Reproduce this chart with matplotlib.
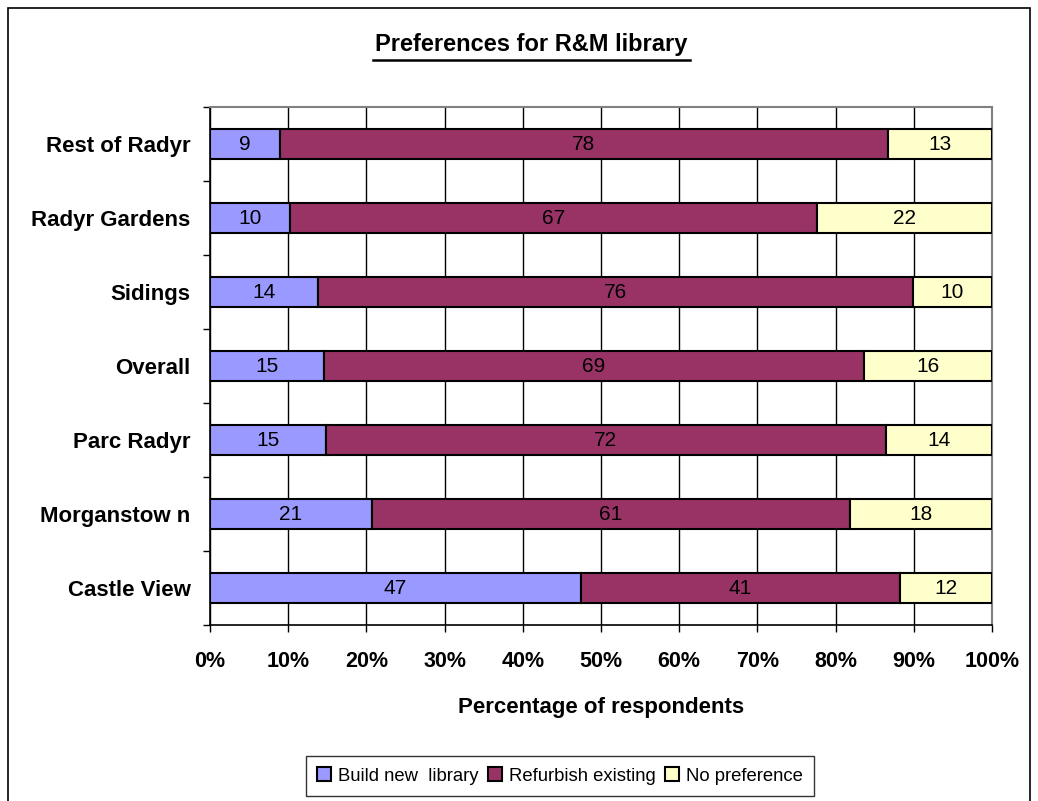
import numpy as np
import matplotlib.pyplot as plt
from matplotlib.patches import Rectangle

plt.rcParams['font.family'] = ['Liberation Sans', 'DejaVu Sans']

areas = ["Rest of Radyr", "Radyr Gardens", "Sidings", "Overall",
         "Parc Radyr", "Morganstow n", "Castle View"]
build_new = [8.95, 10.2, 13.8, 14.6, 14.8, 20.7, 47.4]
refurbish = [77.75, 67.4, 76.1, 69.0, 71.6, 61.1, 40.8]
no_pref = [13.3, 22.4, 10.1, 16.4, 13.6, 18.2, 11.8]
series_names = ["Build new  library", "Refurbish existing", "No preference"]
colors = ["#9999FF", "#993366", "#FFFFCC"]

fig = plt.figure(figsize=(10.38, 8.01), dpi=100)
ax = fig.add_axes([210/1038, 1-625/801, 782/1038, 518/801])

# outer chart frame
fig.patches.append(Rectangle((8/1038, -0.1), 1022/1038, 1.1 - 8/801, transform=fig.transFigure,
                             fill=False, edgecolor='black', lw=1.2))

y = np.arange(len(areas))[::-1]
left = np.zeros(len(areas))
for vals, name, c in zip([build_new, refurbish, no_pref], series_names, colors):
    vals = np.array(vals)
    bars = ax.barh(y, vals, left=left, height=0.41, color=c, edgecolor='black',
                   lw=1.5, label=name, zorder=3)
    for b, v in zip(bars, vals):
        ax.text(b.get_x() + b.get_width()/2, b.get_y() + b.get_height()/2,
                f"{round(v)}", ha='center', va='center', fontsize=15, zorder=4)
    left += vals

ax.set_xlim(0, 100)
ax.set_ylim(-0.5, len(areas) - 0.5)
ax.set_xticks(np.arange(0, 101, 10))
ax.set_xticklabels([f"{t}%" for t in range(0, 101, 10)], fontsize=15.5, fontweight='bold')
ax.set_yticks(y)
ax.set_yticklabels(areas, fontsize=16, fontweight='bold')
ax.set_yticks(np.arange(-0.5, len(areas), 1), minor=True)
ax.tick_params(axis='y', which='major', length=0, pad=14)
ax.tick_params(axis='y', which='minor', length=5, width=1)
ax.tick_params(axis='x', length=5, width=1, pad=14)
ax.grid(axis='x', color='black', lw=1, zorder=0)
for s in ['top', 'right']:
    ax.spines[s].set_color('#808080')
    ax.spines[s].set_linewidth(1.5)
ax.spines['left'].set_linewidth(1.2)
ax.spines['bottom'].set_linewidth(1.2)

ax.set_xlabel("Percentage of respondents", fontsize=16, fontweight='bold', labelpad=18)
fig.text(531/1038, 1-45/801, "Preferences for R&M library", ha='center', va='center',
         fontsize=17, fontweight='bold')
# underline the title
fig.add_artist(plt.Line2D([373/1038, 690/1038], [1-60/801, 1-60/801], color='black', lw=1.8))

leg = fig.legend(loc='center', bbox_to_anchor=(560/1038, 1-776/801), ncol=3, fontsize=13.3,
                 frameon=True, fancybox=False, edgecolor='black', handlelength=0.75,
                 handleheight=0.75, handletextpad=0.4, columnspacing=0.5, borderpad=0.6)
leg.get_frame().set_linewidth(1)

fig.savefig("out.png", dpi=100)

----

**What the task asks:**
Transcribe the full listing above exactly, with the images removed.

**Exercise result:**
Reproduce this chart with matplotlib.
import numpy as np
import matplotlib.pyplot as plt
from matplotlib.patches import Rectangle

plt.rcParams['font.family'] = ['Liberation Sans', 'DejaVu Sans']

areas = ["Rest of Radyr", "Radyr Gardens", "Sidings", "Overall",
         "Parc Radyr", "Morganstow n", "Castle View"]
build_new = [8.95, 10.2, 13.8, 14.6, 14.8, 20.7, 47.4]
refurbish = [77.75, 67.4, 76.1, 69.0, 71.6, 61.1, 40.8]
no_pref = [13.3, 22.4, 10.1, 16.4, 13.6, 18.2, 11.8]
series_names = ["Build new  library", "Refurbish existing", "No preference"]
colors = ["#9999FF", "#993366", "#FFFFCC"]

fig = plt.figure(figsize=(10.38, 8.01), dpi=100)
ax = fig.add_axes([210/1038, 1-625/801, 782/1038, 518/801])

# outer chart frame
fig.patches.append(Rectangle((8/1038, -0.1), 1022/1038, 1.1 - 8/801, transform=fig.transFigure,
                             fill=False, edgecolor='black', lw=1.2))

y = np.arange(len(areas))[::-1]
left = np.zeros(len(areas))
for vals, name, c in zip([build_new, refurbish, no_pref], series_names, colors):
    vals = np.array(vals)
    bars = ax.barh(y, vals, left=left, height=0.41, color=c, edgecolor='black',
                   lw=1.5, label=name, zorder=3)
    for b, v in zip(bars, vals):
        ax.text(b.get_x() + b.get_width()/2, b.get_y() + b.get_height()/2,
                f"{round(v)}", ha='center', va='center', fontsize=15, zorder=4)
    left += vals

ax.set_xlim(0, 100)
ax.set_ylim(-0.5, len(areas) - 0.5)
ax.set_xticks(np.arange(0, 101, 10))
ax.set_xticklabels([f"{t}%" for t in range(0, 101, 10)], fontsize=15.5, fontweight='bold')
ax.set_yticks(y)
ax.set_yticklabels(areas, fontsize=16, fontweight='bold')
ax.set_yticks(np.arange(-0.5, len(areas), 1), minor=True)
ax.tick_params(axis='y', which='major', length=0, pad=14)
ax.tick_params(axis='y', which='minor', length=5, width=1)
ax.tick_params(axis='x', length=5, width=1, pad=14)
ax.grid(axis='x', color='black', lw=1, zorder=0)
for s in ['top', 'right']:
    ax.spines[s].set_color('#808080')
    ax.spines[s].set_linewidth(1.5)
ax.spines['left'].set_linewidth(1.2)
ax.spines['bottom'].set_linewidth(1.2)

ax.set_xlabel("Percentage of respondents", fontsize=16, fontweight='bold', labelpad=18)
fig.text(531/1038, 1-45/801, "Preferences for R&M library", ha='center', va='center',
         fontsize=17, fontweight='bold')
# underline the title
fig.add_artist(plt.Line2D([373/1038, 690/1038], [1-60/801, 1-60/801], color='black', lw=1.8))

leg = fig.legend(loc='center', bbox_to_anchor=(560/1038, 1-776/801), ncol=3, fontsize=13.3,
                 frameon=True, fancybox=False, edgecolor='black', handlelength=0.75,
                 handleheight=0.75, handletextpad=0.4, columnspacing=0.5, borderpad=0.6)
leg.get_frame().set_linewidth(1)

fig.savefig("out.png", dpi=100)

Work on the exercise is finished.